Worst of all, Celano fears that this gap in knowledge, as she puts it, will only widen more. “What happens in the end is that the more affluent kids just zoom ahead. Especially in the digital age. There’s just so much knowledge coming at us. So if you start at a lower level, you’re not going to gain knowledge as quickly. There’s just going to be this huge gap continuing to develop,” said Celano.

While Giving Our Children a Fighting Chance deals primarily with outlying the problem, rather than mapping out a solution, Celano believes there is a need to update the educational philosophy to become more knowledge-based. In her view, schools focus too heavily on teaching skills – math and linguistic applications to help students succeed on standardized testing. “But, we need content-rich curriculum,” she went on to say. Because so many of the low-income students don’t have access to essential environmental factors like books, computers, and role model figures, the onus is now on the schools to make kids want to learn, not just to test well. Of course, in Chestnut Hill, this is less of an issue: “The thing is, the more affluent kids have both. They have a lot of knowledge and they have good skills.”

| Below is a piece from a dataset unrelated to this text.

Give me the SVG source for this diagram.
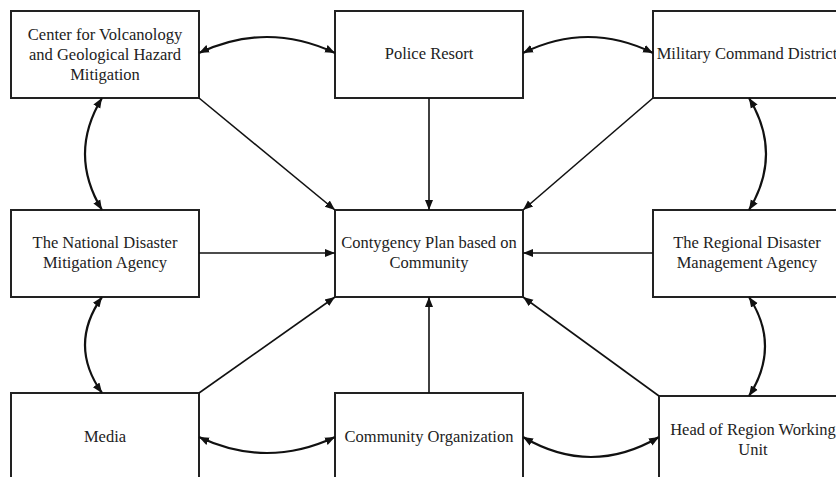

Celano and Neuman are hopeful that their book can help open people up to these different childhood environments. “What’s interesting is that there’s not much in this country that we all agree on. But we agree on this one,” Celano said, talking about the public’s open desire to improve the education system. “I just don’t think they know the difference between the two environments.”

Hopefully, their book helps shed some light on these differences.